Jest koncepcja przebudowy skrzyżowania ulic Piłsudskiego, Dąbrowskiego i Podgórnej w Krynicy-Zdroju, ale też likwidacji przejścia dla pieszych przy rondzie zdrojowym. To nie wszystkie elementy w planach nowej organizacji ruchu, jakie miasto uzgodniło z Zarządem Dróg Wojewódzkich w Krakowie oraz inwestorem budowanej w pobliżu galerii. Problemem może być ich realizacja.

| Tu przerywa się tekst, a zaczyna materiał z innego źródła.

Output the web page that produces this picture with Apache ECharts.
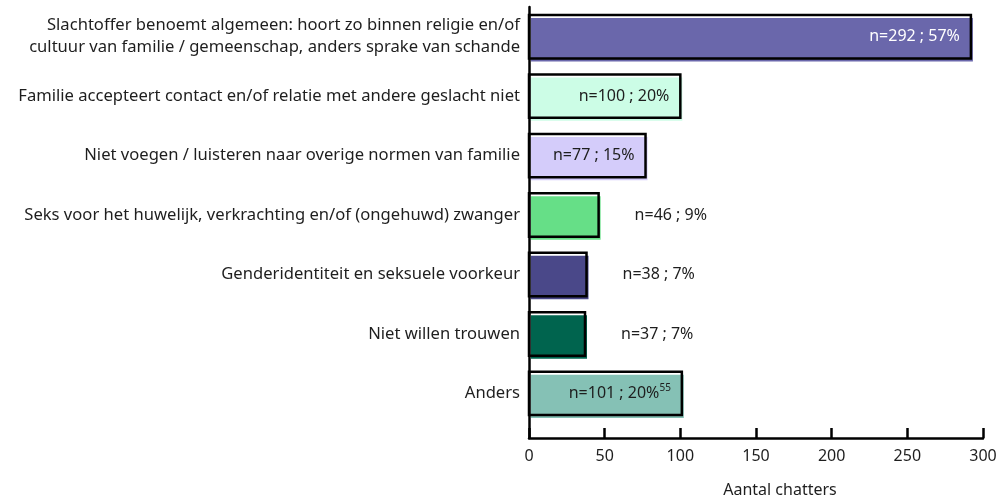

O potrzebnej zmianie organizacji ruchu w ciągu ulicy Piłsudskiego w stronę ronda mówi się od kilku lat. Podczas spotkania w Krakowie, w którym uczestniczył burmistrz Krynicy-Zdroju Piotr Ryba, wybrano jeden z czterech proponowanych wariantów. Włodarz uzdrowiska przedstawia plan, zaczynając od skrzyżowania.
– Nie będzie tam świateł, ale pojawią się dwa pasy do skrętu w lewo, a z ulic podporządkowanych będzie obowiązek skrętu w prawo. Nastąpi też likwidacja dwóch przejść dla pieszych na tym skrzyżowaniu, żeby utrzymać na nim jak największą płynność ruchu. Tak naprawdę zakres zmian obejmuje większy odcinek, bo pod Hawaną jest kolejne przejście dla pieszych, gdzie pojawią się światła, a kończymy też procedurę, dotyczącą organizacja ruchu, polegającą na likwidacji przejścia dla pieszych na rondzie zdrojowy. Około 100 metrów wyżej, przy aptece, ma powstać nowe przejście na sygnalizację świetlną.
Wydaje się, że szczególnie ta ostatnia kwestia, czyli potrzeba likwidacji przejścia dla pieszych na rondzie zdrojowym lub wprowadzenie na nim zmian, od dawna była dla mieszkańców Krynicy-Zdroju najbardziej oczekiwana. Jakie mieli pomysły?
– Powinno być ono wyżej, bo przez to robią się te całe korki. Wyżej i światełka.
– Dobry pomysł, ale gdyby tutaj była sygnalizacja świetlna, to uważam, że też byłoby dobrze. Jeśli sygnalizacja świetlna będzie zrobiona wyżej, to będzie dobrze, ale myślę, że tu też nie sprawiałaby kłopotu.
– Podczas wakacji, czy w okresie ferii zimowych, to jest dużo turystów i rzeczywiście tu się korkuje, a jeszcze większym problemem są konie, które tu przejeżdżają. Te bryczki hamują tutaj ruch i robią się jeszcze większe korki.
Wydaje się zatem, że plan przeniesienia przejścia dla pieszych i przebudowy położonego powyżej skrzyżowania to rozwiązanie, któremu kibicują kryniczanie. Pytania pojawiają się dalej, bo cała inwestycja ma związek oczywiście z coraz większym ruchem samochodów i pieszych, a ten będzie jeszcze większy, gdy zostanie otwarta galeria handlowa niedaleko tego skrzyżowania. Kto ostatecznie przebuduje skrzyżowanie?
– Inwestor wykonuje projekt budowlany i powstaje właśnie pytanie, kiedy on będzie gotowy i kiedy uzyska pozwolenie na wykonanie robót. Wydaje się, że później to po stronie inwestora będzie obowiązek przebudowania skrzyżowania, ponieważ obowiązek jego przebudowy powstaje na skutek pojawiania się tego dużego budynku usługowego, który sam jest inwestycją niedrogową, a będzie generował spory ruch
– wyjaśnia Piotr Ryba dodając, że zazwyczaj tak dzieje się w podobnych przypadkach.
Koncepcja już jest, powstanie projekt, ale kto i kiedy zajmie się samą inwestycją? To na razie pytania bez odpowiedzi, bo w tej sprawie nie ma jeszcze ostatecznego porozumienia między gminą Krynica-Zdrój, Zarządem Dróg Wojewódzkich w Krakowie, a inwestorem galerii.